Nicolas Baygert
Valérie Trierweiler : Liberté, Egalité, Extimité
Rien de mieux que la « Schadenfreude », ce terme allemand désignant la jouissance que l’on tire de l’infortune d’autrui, pour décrire l’effet de la sortie du Fifty Shades of Grey élyséen. On déplore, certes, les motivations ayant conduit à la publication du « peste-seller » de Valérie Trierweiler, mais on ne peut s’empêcher d’aller hurler – sans dents – avec les loups, et se gausser de la énième déconfiture d’un Flamby échec et Paris Match.
Que tirer, dès lors, de cet inconfort qu’éprouvent certains au regard de Merci pour ce moment ; objet littéraire figurant dans la rubrique « Essais » (nucléaires, pourrait-on spécifier), et dont les radiations devraient laisser de graves séquelles sur l’ADN de gauche de François Hollande.
« En réalité, il n’aime pas les pauvres. Lui, l’homme de gauche, dit en privé les « sans-dents », très fier de son trait d’humour », expose l’ex-Première dame. « Je ne vais pas laisser mettre en cause la conception de mon action au service des Français […] les plus modestes, les plus humbles, les plus pauvres, parce que je suis à leur service, et parce que c’est ma raison d’être, tout simplement ma raison d’être », rétorque, de son côté, le Président, qui à l’heure où paraissent ces lignes, ne bénéficie plus que de 13 % d’opinions favorables.
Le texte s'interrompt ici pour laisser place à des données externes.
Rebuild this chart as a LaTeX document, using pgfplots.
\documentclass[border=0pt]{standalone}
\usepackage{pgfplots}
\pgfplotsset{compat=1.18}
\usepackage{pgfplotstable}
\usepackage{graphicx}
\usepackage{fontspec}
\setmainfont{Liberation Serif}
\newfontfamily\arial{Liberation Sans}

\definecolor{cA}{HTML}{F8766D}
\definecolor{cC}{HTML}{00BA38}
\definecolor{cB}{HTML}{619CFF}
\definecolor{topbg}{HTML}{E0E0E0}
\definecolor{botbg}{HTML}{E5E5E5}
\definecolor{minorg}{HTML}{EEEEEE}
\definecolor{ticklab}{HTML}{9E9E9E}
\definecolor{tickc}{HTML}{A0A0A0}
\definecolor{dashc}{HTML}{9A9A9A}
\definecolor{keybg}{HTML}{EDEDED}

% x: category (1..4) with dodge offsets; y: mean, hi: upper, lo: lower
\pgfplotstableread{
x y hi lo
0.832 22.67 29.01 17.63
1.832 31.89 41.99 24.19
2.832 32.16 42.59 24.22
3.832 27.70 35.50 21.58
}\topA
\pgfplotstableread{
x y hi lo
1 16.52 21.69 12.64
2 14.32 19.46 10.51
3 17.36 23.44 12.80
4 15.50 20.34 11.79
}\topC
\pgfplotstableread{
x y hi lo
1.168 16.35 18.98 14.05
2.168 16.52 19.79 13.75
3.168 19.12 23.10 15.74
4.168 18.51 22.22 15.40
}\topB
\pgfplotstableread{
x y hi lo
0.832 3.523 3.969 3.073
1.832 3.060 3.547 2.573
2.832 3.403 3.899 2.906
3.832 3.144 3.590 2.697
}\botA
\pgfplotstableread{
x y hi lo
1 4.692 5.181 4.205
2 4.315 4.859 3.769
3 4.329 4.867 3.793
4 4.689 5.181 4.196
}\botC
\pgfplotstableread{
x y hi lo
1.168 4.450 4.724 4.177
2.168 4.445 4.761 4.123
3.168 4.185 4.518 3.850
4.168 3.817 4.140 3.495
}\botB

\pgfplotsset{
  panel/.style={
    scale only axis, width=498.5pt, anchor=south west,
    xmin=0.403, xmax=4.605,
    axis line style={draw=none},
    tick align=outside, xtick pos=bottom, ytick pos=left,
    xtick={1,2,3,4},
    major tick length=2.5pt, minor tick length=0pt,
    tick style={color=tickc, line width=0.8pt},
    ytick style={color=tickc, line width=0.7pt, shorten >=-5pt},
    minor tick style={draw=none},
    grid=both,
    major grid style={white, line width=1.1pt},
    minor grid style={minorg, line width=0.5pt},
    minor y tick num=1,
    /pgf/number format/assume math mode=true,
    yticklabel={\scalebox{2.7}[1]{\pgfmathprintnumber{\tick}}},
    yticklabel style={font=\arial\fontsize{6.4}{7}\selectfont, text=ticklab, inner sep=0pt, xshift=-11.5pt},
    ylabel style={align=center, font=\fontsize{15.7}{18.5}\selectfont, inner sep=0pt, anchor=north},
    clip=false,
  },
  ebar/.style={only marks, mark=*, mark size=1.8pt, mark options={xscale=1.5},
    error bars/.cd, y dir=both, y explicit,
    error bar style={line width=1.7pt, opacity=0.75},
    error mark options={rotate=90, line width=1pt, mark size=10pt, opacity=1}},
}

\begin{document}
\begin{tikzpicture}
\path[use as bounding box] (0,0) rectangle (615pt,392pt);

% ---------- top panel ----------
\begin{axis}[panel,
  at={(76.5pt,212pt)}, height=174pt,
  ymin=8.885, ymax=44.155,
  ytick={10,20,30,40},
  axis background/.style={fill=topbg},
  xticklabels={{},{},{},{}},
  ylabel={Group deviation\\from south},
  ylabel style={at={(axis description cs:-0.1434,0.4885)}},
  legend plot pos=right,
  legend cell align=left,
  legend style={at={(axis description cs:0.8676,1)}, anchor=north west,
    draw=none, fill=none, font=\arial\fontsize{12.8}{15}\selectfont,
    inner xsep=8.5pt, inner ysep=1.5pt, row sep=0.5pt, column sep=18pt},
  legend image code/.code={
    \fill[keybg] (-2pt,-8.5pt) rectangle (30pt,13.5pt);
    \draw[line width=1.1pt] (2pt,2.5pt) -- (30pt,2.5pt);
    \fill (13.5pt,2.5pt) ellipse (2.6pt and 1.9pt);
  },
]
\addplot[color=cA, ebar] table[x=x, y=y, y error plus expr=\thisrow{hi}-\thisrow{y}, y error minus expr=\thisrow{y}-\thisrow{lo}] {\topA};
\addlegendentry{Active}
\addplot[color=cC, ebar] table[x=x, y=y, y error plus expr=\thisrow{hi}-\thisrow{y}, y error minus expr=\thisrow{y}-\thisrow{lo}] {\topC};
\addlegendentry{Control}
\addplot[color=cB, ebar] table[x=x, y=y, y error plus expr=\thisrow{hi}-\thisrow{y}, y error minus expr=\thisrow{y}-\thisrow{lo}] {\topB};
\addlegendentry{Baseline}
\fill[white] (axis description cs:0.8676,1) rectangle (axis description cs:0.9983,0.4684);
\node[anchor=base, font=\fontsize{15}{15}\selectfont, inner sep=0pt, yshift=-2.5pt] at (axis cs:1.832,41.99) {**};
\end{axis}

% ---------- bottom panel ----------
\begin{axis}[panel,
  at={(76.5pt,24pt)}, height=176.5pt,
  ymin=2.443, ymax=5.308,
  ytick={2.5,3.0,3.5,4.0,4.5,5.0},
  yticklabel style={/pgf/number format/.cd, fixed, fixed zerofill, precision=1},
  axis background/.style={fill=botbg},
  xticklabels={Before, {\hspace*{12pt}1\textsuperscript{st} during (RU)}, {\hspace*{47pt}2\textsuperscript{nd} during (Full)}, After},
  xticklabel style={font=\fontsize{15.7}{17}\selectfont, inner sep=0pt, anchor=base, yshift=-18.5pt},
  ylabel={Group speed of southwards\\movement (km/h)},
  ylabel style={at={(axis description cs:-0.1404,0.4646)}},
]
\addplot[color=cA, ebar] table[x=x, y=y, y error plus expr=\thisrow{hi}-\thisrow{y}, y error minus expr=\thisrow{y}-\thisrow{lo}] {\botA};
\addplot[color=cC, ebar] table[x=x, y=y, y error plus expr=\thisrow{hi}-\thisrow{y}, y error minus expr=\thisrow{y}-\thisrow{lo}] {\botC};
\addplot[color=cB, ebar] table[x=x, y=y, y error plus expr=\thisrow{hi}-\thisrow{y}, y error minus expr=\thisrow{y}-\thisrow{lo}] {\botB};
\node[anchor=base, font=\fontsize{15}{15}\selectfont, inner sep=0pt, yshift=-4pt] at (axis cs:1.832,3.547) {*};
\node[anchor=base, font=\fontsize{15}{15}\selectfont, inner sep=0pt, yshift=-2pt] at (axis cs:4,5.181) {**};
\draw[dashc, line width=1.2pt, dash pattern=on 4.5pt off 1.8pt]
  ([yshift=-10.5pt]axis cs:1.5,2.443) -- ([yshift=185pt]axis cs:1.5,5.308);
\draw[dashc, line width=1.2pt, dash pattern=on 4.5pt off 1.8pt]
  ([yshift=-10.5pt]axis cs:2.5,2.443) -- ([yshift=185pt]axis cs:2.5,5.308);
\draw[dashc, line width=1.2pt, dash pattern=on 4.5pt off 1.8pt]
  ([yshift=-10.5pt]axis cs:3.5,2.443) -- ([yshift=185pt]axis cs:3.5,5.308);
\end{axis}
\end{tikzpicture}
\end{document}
C’est en réalité une guerre des récits qui se joue au sommet de l’Etat, à laquelle le Président lui-même se plie. Une guerre entamée dès l’affaire du « scooter » – véritable tournant People du quinquennat – et l’acte de répudiation qui suivra, plongeant l’ancienne compagne du Président dans un état de disgrâce. S’en suit, aujourd’hui, une entreprise de ternissement d’image, présentée sous forme de récit victimaire.
La démarche serait en réalité symptomatique de l’entrée de nos sociétés, depuis une décennie environ, dans l’ère de l’extimité. Pour le psychiatre Serge Tisseron (1), le « désir d’extimité » consiste à montrer des fragments de son intimité avec un profond espoir de reconnaissance. Une opération qui nécessite une posture psychique caractéristique, pariant sur le partage d’un même système de valeurs avec l’interlocuteur – on parlerait donc ici de martyr partagé.
« Si tu regardes longtemps au fond d’un abîme, l’abîme aussi regarde au fond de toi », prévenait naguère Friedrich Nietzsche (2). Or, l’on constatera que, loin de boycotter cette dérive intimiste délirante, la presse s’est au contraire adaptée au phénomène. La place réservée à ce dernier dans les médias confirme l’état avancé de tabloïdisation du journalisme politique en France.
A côté du livre précité, d’autres ouvrages récents (3) corroborent le glissement vers un journalisme d’exhibition, misant sur un (é)lecteur-voyeur complice. Dorénavant, certains journalistes s’accordent un « droit de regard intégral » sur la vie des élus. Avides de confidences de boudoir, ils demeurent à l’affût de toute nouvelle « séquence » du vaudeville élyséen.
On rappellera ainsi que c’est à l’ancienne auto-proclamée « Première journaliste de France », reportrice politique passée critique littéraire chez Paris Match que l’on doit l’actuel succès de librairie. Une plume dans l’air du temps, trempée dans l’encre du ressentiment. Aussi, gageons que François Hollande aurait dû méditer cette phrase d’Oscar Wilde, autre célèbre sans-dents : « Un homme ne saurait trop attacher d’importance au choix de ses ennemis » (4).
par Nicolas Baygert
(1) L’intimité surexposée, Serge Tisseron, Paris : Ramsay, 2001.
(2) Par-delà le bien et le mal (trad. Patrick Wotling), Friedrich Nietzsche, Paris : Flammarion, 2000.
(3) Sexus Politicus, Christophe Deloire et Christophe Dubois, Paris : Albin Michel,
2006. Et Jean Quatremer, Sexe, mensonges et médias, Paris : Plon, 2012.
(4) Le Portrait de Dorian Gray, Oscar Wilde, Paris : Gallimard, 1992.